Goal: Reproduce each line from the records that holds "this".

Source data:
#####

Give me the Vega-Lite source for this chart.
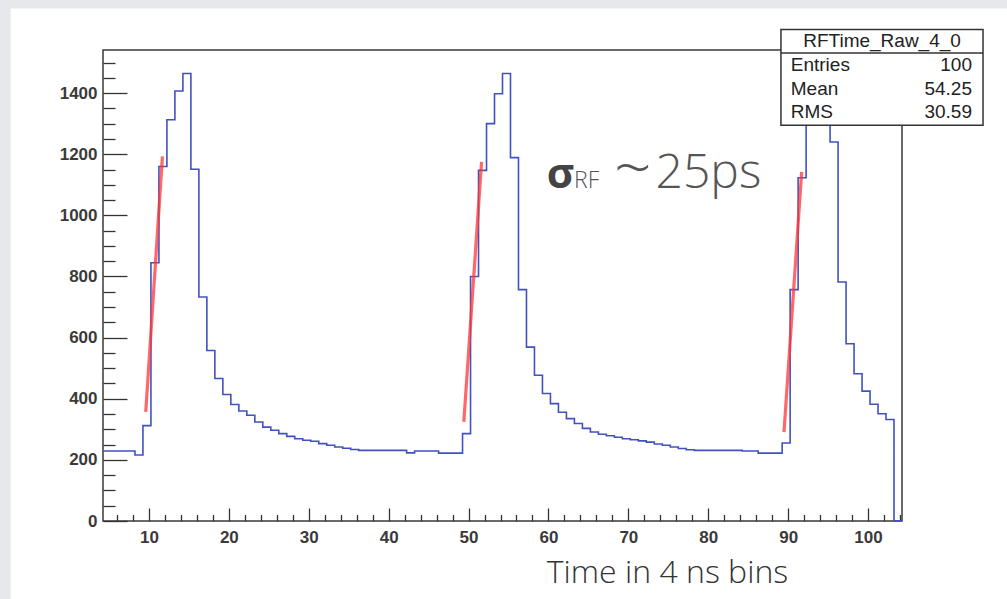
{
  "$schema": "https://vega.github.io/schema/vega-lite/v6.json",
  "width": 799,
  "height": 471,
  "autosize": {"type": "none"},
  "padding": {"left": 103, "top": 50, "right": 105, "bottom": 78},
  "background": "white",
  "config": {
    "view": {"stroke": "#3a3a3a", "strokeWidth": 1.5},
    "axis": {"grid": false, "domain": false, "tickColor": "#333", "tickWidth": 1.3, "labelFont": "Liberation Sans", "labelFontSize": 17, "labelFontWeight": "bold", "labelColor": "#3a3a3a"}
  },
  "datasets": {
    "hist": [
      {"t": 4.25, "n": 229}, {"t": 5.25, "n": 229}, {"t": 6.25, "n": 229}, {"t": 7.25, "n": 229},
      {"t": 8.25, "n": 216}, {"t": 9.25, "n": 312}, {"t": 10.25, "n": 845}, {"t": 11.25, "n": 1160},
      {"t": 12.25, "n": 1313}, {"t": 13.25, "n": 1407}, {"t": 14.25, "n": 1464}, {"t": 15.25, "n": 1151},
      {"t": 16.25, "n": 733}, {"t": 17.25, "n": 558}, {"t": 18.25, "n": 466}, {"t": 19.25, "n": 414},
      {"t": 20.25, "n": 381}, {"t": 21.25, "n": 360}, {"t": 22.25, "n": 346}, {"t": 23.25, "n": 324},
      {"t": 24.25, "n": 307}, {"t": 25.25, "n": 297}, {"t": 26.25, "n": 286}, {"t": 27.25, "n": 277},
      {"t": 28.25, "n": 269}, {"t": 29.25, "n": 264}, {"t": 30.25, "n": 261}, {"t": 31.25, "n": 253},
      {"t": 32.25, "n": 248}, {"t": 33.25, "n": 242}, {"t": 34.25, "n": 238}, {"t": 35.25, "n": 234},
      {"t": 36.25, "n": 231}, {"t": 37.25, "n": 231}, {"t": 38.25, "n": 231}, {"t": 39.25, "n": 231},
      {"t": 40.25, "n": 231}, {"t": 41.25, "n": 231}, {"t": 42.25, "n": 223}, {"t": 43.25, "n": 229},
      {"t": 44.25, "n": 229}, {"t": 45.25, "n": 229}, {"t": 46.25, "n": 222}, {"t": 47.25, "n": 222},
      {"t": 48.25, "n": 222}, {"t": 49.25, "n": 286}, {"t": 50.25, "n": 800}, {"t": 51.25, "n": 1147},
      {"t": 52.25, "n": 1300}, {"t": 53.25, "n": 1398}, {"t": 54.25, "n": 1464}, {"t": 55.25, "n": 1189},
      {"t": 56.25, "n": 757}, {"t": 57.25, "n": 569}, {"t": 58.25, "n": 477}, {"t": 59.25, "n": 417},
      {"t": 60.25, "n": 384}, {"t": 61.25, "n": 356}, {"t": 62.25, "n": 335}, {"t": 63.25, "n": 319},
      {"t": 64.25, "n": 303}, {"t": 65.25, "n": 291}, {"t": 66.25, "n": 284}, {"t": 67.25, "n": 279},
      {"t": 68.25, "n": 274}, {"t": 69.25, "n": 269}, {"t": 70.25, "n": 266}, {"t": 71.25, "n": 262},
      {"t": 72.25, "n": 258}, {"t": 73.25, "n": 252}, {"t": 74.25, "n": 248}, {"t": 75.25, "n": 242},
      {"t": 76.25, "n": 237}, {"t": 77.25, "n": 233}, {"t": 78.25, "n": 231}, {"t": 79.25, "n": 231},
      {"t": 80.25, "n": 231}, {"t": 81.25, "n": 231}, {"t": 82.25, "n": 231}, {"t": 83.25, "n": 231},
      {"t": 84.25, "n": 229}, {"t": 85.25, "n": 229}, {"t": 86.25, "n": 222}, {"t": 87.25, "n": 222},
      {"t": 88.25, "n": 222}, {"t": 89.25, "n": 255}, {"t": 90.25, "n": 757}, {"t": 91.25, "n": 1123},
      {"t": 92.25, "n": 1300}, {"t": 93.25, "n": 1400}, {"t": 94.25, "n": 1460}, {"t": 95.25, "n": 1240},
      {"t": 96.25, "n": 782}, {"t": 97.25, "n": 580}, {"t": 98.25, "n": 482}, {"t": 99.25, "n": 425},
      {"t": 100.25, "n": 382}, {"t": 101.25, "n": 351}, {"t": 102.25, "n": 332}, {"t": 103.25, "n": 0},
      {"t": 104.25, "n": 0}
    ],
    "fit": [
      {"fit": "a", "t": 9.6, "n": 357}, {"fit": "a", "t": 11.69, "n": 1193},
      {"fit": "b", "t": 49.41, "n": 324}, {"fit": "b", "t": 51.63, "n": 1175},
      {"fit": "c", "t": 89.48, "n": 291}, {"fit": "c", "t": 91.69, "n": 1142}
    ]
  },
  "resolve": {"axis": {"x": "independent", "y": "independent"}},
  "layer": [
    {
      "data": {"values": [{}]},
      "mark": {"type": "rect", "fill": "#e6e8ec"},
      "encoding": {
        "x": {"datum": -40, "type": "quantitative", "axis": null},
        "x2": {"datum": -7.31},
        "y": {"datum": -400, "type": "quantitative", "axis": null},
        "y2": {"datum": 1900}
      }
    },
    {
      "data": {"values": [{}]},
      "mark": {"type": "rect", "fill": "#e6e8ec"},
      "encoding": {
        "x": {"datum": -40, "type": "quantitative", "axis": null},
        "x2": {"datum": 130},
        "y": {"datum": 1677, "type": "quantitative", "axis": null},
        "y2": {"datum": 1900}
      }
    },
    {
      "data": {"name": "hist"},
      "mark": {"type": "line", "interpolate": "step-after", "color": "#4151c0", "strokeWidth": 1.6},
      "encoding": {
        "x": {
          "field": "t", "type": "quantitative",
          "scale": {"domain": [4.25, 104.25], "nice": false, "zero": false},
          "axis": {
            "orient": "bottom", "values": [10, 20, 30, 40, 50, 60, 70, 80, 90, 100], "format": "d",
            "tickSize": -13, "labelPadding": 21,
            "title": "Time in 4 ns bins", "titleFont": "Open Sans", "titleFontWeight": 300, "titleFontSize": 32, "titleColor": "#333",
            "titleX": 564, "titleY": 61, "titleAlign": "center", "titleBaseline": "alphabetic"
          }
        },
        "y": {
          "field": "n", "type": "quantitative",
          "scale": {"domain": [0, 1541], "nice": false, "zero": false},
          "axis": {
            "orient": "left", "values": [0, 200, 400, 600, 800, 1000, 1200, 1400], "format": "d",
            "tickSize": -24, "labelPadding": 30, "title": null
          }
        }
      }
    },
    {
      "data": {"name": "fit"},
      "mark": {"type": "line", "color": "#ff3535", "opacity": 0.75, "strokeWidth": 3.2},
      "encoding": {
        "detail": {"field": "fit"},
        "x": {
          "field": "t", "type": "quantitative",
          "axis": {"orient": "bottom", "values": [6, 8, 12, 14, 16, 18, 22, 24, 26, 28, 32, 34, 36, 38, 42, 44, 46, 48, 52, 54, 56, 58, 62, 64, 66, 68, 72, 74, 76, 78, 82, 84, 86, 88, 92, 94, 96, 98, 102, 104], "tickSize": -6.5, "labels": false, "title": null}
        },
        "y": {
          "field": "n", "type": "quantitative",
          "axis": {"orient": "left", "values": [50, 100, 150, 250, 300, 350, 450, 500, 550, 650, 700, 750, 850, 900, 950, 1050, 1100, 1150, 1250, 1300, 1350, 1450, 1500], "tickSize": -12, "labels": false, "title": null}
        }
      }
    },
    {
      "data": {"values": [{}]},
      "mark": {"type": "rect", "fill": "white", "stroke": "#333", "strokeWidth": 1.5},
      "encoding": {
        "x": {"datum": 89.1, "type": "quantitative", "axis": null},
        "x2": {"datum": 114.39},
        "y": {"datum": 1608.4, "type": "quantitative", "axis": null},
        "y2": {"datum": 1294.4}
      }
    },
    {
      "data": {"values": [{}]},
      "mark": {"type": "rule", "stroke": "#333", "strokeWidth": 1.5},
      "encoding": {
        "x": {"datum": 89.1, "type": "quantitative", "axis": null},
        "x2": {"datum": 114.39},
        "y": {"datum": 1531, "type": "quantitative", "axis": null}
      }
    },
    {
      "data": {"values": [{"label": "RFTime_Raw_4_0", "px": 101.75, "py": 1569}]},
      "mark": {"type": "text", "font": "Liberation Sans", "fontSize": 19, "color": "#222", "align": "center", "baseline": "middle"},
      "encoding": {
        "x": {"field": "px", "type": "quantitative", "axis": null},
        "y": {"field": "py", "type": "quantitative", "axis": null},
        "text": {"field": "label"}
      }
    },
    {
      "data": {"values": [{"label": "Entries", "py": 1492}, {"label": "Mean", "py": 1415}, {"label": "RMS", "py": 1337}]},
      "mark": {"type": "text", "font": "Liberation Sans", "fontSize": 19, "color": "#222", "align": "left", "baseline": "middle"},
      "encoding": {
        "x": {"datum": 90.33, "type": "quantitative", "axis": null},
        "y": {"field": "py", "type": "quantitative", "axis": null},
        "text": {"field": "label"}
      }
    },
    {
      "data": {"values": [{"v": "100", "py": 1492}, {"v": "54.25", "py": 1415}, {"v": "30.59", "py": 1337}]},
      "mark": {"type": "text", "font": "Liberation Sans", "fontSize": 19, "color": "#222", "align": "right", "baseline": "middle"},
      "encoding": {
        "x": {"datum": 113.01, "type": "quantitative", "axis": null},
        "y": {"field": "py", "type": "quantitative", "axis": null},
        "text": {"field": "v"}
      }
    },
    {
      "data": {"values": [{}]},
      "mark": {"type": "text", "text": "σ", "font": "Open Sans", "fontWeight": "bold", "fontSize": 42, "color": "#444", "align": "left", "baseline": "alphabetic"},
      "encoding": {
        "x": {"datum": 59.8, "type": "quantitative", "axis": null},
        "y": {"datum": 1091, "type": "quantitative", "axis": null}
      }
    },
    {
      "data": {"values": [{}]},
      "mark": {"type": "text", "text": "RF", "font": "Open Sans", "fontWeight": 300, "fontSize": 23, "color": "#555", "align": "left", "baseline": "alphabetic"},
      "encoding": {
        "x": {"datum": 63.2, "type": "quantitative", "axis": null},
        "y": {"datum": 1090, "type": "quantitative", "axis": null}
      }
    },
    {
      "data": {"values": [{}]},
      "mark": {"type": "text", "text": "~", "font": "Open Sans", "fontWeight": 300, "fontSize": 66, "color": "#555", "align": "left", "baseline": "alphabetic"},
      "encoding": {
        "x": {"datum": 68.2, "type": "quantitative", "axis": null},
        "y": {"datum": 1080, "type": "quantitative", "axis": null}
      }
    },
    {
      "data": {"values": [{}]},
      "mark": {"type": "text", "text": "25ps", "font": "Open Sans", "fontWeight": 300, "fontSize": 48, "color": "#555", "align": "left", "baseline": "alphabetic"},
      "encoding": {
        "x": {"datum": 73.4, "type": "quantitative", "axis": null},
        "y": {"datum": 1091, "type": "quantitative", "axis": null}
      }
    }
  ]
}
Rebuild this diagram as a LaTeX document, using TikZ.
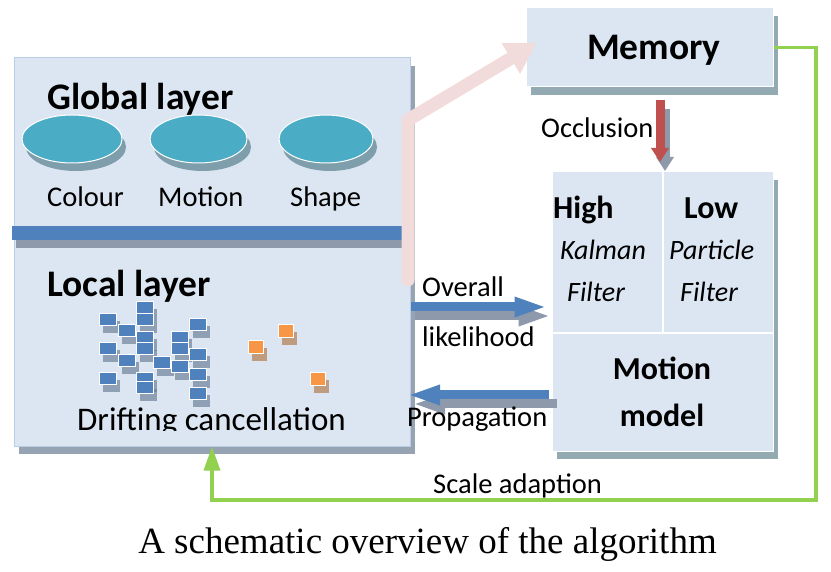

#####

Right answer:
Give me the Vega-Lite source for this chart.
Rebuild this diagram as a LaTeX document, using TikZ.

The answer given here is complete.